Même discours chez QS : « C’est sans nuance, sans équivoque. Il y a eu un traitement de faveur. C’est quelque chose qui est grave. Ça s’apparente à du copinage », a dénoncé le député Vincent Marissal. « À défaut de savoir de qui ça vient et où c’est allé, il faut d’abord et avant tout que le gouvernement mette cartes sur table. Je ne vois pas comment un ministre pourrait survivre à ça. Il y a une faute grave de 60 millions », a-t-il ajouté.

Proximité politique

De son côté, le ministère de l’Éducation a plaidé qu’il a agi « en toute transparence avec son personnel et dans le respect de son travail d’analyse », mais a reconnu « la proximité de certains organismes avec le cabinet ministériel ».

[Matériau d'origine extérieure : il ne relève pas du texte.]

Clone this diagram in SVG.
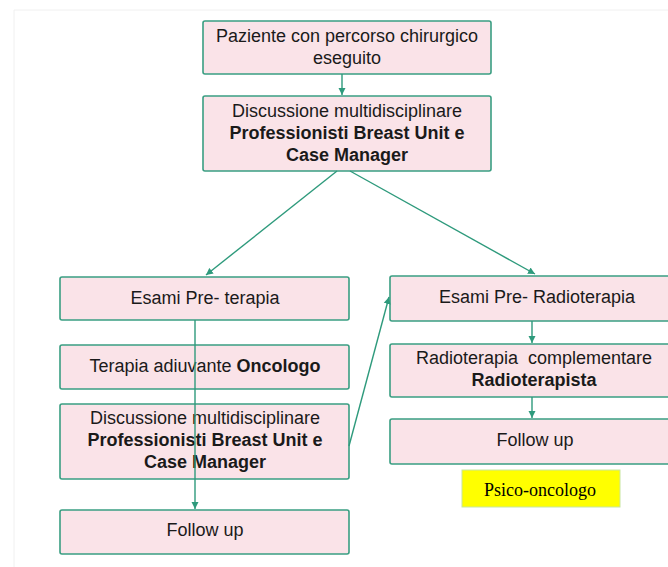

Le Protecteur n’a toutefois pas acheté cette version, et conclu plutôt à des « manquements graves par rapport au comportement attendu des autorités ». Il a dénoncé le « traitement inéquitable » où certains organismes ont été favorisés, l’échec des autorités à « assurer une saine gestion » et à séparer le politique de l’administratif, et estime que les pratiques « non équitables » ont démobilisé le personnel du ministère.

Le chien de garde a envoyé au ministère « neuf recommandations ». Il affirme que le ministère de l’Éducation a « produit un plan d’action d’envergure » et que la moitié des recommandations ont été implantées.

L’ancien ministre Sébastien Proulx se défend

Sébastien Proulx, qui était ministre de l’Éducation, du Loisir et du Sport à l’époque où la plainte a été déposée, a réagi en disant avoir « soutenu les organismes les plus crédibles dans l’aide à l’enfance au Québec ». « Je n’ai rien à me reprocher et si c’était à refaire, je referais exactement la même chose », écrit-il dans un communiqué publié jeudi soir. L’ancien ministre libéral soutient que le recours au « programme discrétionnaire de soutien aux partenaires » évite des « dédales administratifs » aux organismes et permet d’« accélérer la réponse aux besoins ». Il déplore par ailleurs le traitement de cette affaire, « indigne des institutions québécoises », selon lui. « On ne m’a jamais appelé. On ne m’a jamais rencontré. Je n’ai jamais été invité à livrer ma version des faits, dit-il. On diffuse aujourd’hui de façon insidieuse “les constats” d’un rapport qu’on garde confidentiel. » Il conclut en se disant « fier » du travail qu’il a accompli comme ministre de l’Éducation, entre janvier 2016 et octobre 2018.